One motel in Council District 5 was just that — very costly — so Bass’ team is looking at an alternate; a former nursing home in the area. The team hopes to work out a deal soon.

Inside Safe

MAYOR KAREN BASS discusses permanent supportive housing project under construction in Van Nuys with developer Sonya Falcone, while Downtown Women’s Center board member Cindy Starrett listens.

So far, Inside Safe has targeted 13 locations, including at Sixth Street and Fairfax Avenue where about 40 people were moved from the sidewalk in February.

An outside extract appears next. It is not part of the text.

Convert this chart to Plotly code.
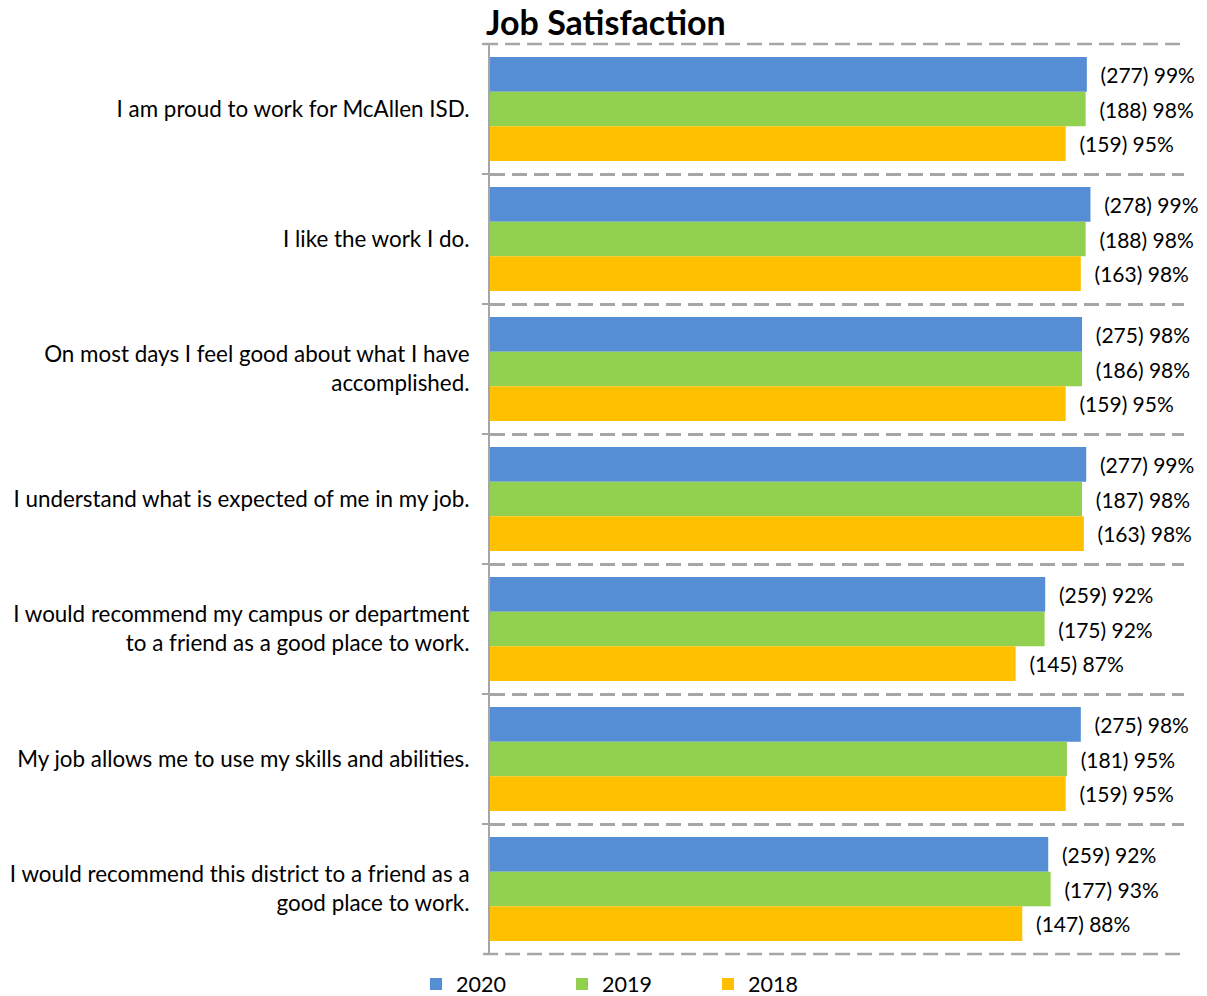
import plotly.graph_objects as go

categories = [
    "I am proud to work for McAllen ISD.",
    "I like the work I do.",
    "On most days I feel good about what I have<br>accomplished.",
    "I understand what is expected of me in my job.",
    "I would recommend my campus or department<br>to a friend as a good place to work.",
    "My job allows me to use my skills and abilities.",
    "I would recommend this district to a friend as a<br>good place to work.",
]

series_names = ["2020", "2019", "2018"]
colors = ["#558ED5", "#92D050", "#FFC000"]

values_2020 = [0.989, 0.995, 0.981, 0.988, 0.920, 0.979, 0.925]
values_2019 = [0.987, 0.987, 0.981, 0.981, 0.919, 0.956, 0.929]
values_2018 = [0.954, 0.979, 0.954, 0.984, 0.871, 0.954, 0.882]

counts_2020 = [277, 278, 275, 277, 259, 275, 259]
counts_2019 = [188, 188, 186, 187, 175, 181, 177]
counts_2018 = [159, 163, 159, 163, 145, 159, 147]

pct_2020 = ["99%", "99%", "98%", "99%", "92%", "98%", "92%"]
pct_2019 = ["98%", "98%", "98%", "98%", "92%", "95%", "93%"]
pct_2018 = ["95%", "98%", "95%", "98%", "87%", "95%", "88%"]

FONT = "Lato"
GRID = "#A6A6A6"
DASH = "15px,7px"

W, H = 1207, 996
ML, MR = 490, 23
PW = W - ML - MR

fig = go.Figure()
for name, color, vals, cnts, pcts in zip(
    series_names, colors,
    [values_2020, values_2019, values_2018],
    [counts_2020, counts_2019, counts_2018],
    [pct_2020, pct_2019, pct_2018],
):
    fig.add_trace(go.Bar(
        y=categories, x=vals, name=name, orientation="h",
        marker=dict(color=color, line=dict(width=0)),
        text=[f"\u00a0\u00a0({c}) {p}" for c, p in zip(cnts, pcts)],
        textposition="outside", constraintext="none", cliponaxis=False,
        textfont=dict(family=FONT, size=21, color="#000000"),
        hoverinfo="skip",
    ))

# dashed borders at top and bottom of the plot area (outer category boundaries)
for yy in (0, 1):
    fig.add_shape(type="line", xref="paper", yref="paper",
                  x0=-0.01, x1=1, y0=yy, y1=yy,
                  line=dict(color=GRID, width=2.5, dash=DASH), layer="below")

fig.update_layout(
    width=W, height=H,
    margin=dict(l=ML, r=MR, t=44, b=42, autoexpand=False),
    paper_bgcolor="white", plot_bgcolor="white",
    barmode="group", bargap=0.2, bargroupgap=0,
    font=dict(family=FONT, size=22, color="#000000"),
    title=dict(text="<b>Job Satisfaction</b>", x=486 / W, xref="container", xanchor="left",
               y=1 - 23 / H, yref="container", yanchor="middle",
               font=dict(family=FONT, size=34, color="#000000")),
    showlegend=True,
    legend=dict(orientation="h", x=(416 - ML) / PW, xanchor="left",
                yref="container", y=12 / H, yanchor="middle",
                entrywidth=101, entrywidthmode="pixels",
                font=dict(family=FONT, size=21.5, color="#000000"),
                traceorder="normal"),
    xaxis=dict(range=[0, 1.15], visible=False, showgrid=False, zeroline=False,
               automargin=False),
    yaxis=dict(autorange="reversed", type="category", tickson="boundaries",
               automargin=False,
               showgrid=True, gridcolor=GRID, gridwidth=2.5, griddash=DASH,
               ticks="outside", ticklen=6, tickcolor=GRID, tickwidth=2,
               showline=True, linecolor=GRID, linewidth=2,
               ticklabelstandoff=14,
               tickfont=dict(family=FONT, size=22.4, color="#000000")),
)

fig.write_html("out.html", config={"displayModeBar": False},
               post_script="document.body.style.margin = '0px';")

The remaining people sheltered so far are benefitting from programs initiated before Bass’ tenure and that recently have been seeing fruition, largely funded through Proposition HHH, the $1.2-billion bond passed by voters in 2016.

“Fortunately, I am the lucky recipient able to do all of the ribbon cuttings,” Bass said.

Of the 4,000 scheduled for housing within the mayor’s first 100 days, the actual total released from the mayor’s office on March 22 was 3,873.

Inside Safe has housed 945 people. There are 1,336 in interim housing, such as tiny home facilities, of which 36 people entered under Bass’ tenure. Emergency vouchers went to 883 people, of which 143 vouchers are credited to Bass’ team, and she extended a lease at the L.A. Grand Hotel Downtown to house 235.

Another 615 permanent housing units were financed through Prop HHH, while Bass helped secure some of the 94 vouchers provided to veterans.

Bass’ overall “locking arms” strategy includes city, county, state and federal governments joining forces and looking for acres of public land across the city and purchasing or leasing buildings, especially in gentrified areas, so residents can stay in their homes and neighborhoods — in hopes of preventing homelessness in the first place.

Tenant protection from eviction is in place, but many people do not know about it, said Bass.

To rehouse people in sidewalk encampments, several days of outreach before the move-out day and providing wraparound services are key to the program’s success. Then, once a street dweller  moves off the sidewalk and out of a tent, “a connection to permanent housing is vital,” said Va Lecia Adams, executive director of the Los Angeles Homeless Services Authority (LAHSA) and former CEO of the St. Joseph Center.

Homelessness czar Marquez said Inside Safe helps bridge the connection between street and permanent housing, a transitional step that had been lacking. So far, every city councilmember has asked for Inside Safe to visit his or her geographic area.

The mayor’s team expects progress to move exponentially going forward. “We’re further along in three months, because we’re learning how to scale,” Adams added.

City Council allocated Bass $50 million for the homeless effort. So far $4.4 million has been spent, and $27 million is obligated, leaving $19 million. Bass told us she expects another $200 million from the state and federal governments.

Take back parks

All Angelenos are encouraged to get on board this effort to house people, from landlords, who will be subsidized and encouraged to accept vouchers, to neighbors helping people move into local hotels and other sites with welcome packs of soap and sheets.

“I think it’s a way for all Angelenos to get involved,” Bass said. “Everybody’s got to get skin in the game.”

Once an encampment is cleared and cleaned up, nearby residents need to take back public spaces with activities and sports events. If just one tent shows up, residents need to call the city before a whole community has sprouted on the property, Bass said.

When asked about homeless on the subway, Bass said she is looking into a real estate strategy to provide interim housing and get homeless people out of the public transit system, including working with police and sheriff departments. “We need more services there.”

To her surprise, she told us, there have been no arrests or mental health issues during the initial Inside Safe program. And, regardless of what street dwellers say beforehand, everyone has accepted the offers and moved indoors.